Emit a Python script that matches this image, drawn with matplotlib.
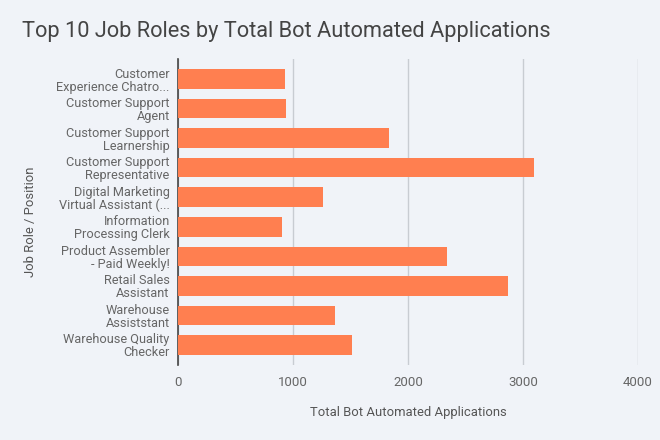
import matplotlib
matplotlib.use("Agg")
import matplotlib.pyplot as plt

roles = [
    "Customer\nExperience Chatro...",
    "Customer Support\nAgent",
    "Customer Support\nLearnership",
    "Customer Support\nRepresentative",
    "Digital Marketing\nVirtual Assistant (...",
    "Information\nProcessing Clerk",
    "Product Assembler\n- Paid Weekly!",
    "Retail Sales\nAssistant",
    "Warehouse\nAssiststant",
    "Warehouse Quality\nChecker",
]
applications = [928, 937, 1838, 3098, 1264, 907, 2336, 2870, 1368, 1510]
x_ticks = [0, 1000, 2000, 3000, 4000]

BG = "#f0f3f8"
BAR = "#ff7f50"
TEXT = "#666666"

plt.rcParams["font.family"] = ["Roboto", "DejaVu Sans"]

fig = plt.figure(figsize=(6.6, 4.4), dpi=100, facecolor=BG)
ax = fig.add_axes([178 / 660, 1 - 365 / 440, 460 / 660, 306 / 440])
ax.set_facecolor(BG)

ypos = list(range(len(roles)))
ax.barh(ypos, applications, height=0.66, color=BAR, zorder=3)

ax.set_xlim(0, 4000)
ax.set_ylim(len(roles) - 1 + 0.68, -0.68)
ax.set_xticks(x_ticks)
ax.set_xticklabels([str(t) for t in x_ticks], color=TEXT, fontsize=9.5)
ax.set_yticks(ypos)
ax.set_yticklabels(roles, color=TEXT, fontsize=9.2, linespacing=1.0)
ax.tick_params(axis="y", length=0, pad=6)
ax.tick_params(axis="x", length=0, pad=8)

ax.grid(axis="x", color="#c8ccd2", linewidth=1, zorder=0)
ax.grid(axis="y", visible=False)
for side in ["top", "right", "bottom"]:
    ax.spines[side].set_visible(False)
ax.spines["left"].set_color("#444444")
ax.spines["left"].set_linewidth(1.2)

ax.set_xlabel("Total Bot Automated Applications", color="#555555", fontsize=9.4, labelpad=12)
ax.set_ylabel("Job Role / Position", color="#555555", fontsize=9.4)
ax.yaxis.set_label_coords(-0.307, 0.467)

fig.text(22 / 660, 1 - 32 / 440, "Top 10 Job Roles by Total Bot Automated Applications",
         fontsize=15.7, color="#444444", va="center", ha="left")

plt.savefig("out.png", dpi=100, facecolor=BG)
plt.close()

● **Aim of the exercise**
Go through the listing above and write it all out exactly, leaving out any picture.

● **Answer to the task**
Emit a Python script that matches this image, drawn with matplotlib.
import matplotlib
matplotlib.use("Agg")
import matplotlib.pyplot as plt

roles = [
    "Customer\nExperience Chatro...",
    "Customer Support\nAgent",
    "Customer Support\nLearnership",
    "Customer Support\nRepresentative",
    "Digital Marketing\nVirtual Assistant (...",
    "Information\nProcessing Clerk",
    "Product Assembler\n- Paid Weekly!",
    "Retail Sales\nAssistant",
    "Warehouse\nAssiststant",
    "Warehouse Quality\nChecker",
]
applications = [928, 937, 1838, 3098, 1264, 907, 2336, 2870, 1368, 1510]
x_ticks = [0, 1000, 2000, 3000, 4000]

BG = "#f0f3f8"
BAR = "#ff7f50"
TEXT = "#666666"

plt.rcParams["font.family"] = ["Roboto", "DejaVu Sans"]

fig = plt.figure(figsize=(6.6, 4.4), dpi=100, facecolor=BG)
ax = fig.add_axes([178 / 660, 1 - 365 / 440, 460 / 660, 306 / 440])
ax.set_facecolor(BG)

ypos = list(range(len(roles)))
ax.barh(ypos, applications, height=0.66, color=BAR, zorder=3)

ax.set_xlim(0, 4000)
ax.set_ylim(len(roles) - 1 + 0.68, -0.68)
ax.set_xticks(x_ticks)
ax.set_xticklabels([str(t) for t in x_ticks], color=TEXT, fontsize=9.5)
ax.set_yticks(ypos)
ax.set_yticklabels(roles, color=TEXT, fontsize=9.2, linespacing=1.0)
ax.tick_params(axis="y", length=0, pad=6)
ax.tick_params(axis="x", length=0, pad=8)

ax.grid(axis="x", color="#c8ccd2", linewidth=1, zorder=0)
ax.grid(axis="y", visible=False)
for side in ["top", "right", "bottom"]:
    ax.spines[side].set_visible(False)
ax.spines["left"].set_color("#444444")
ax.spines["left"].set_linewidth(1.2)

ax.set_xlabel("Total Bot Automated Applications", color="#555555", fontsize=9.4, labelpad=12)
ax.set_ylabel("Job Role / Position", color="#555555", fontsize=9.4)
ax.yaxis.set_label_coords(-0.307, 0.467)

fig.text(22 / 660, 1 - 32 / 440, "Top 10 Job Roles by Total Bot Automated Applications",
         fontsize=15.7, color="#444444", va="center", ha="left")

plt.savefig("out.png", dpi=100, facecolor=BG)
plt.close()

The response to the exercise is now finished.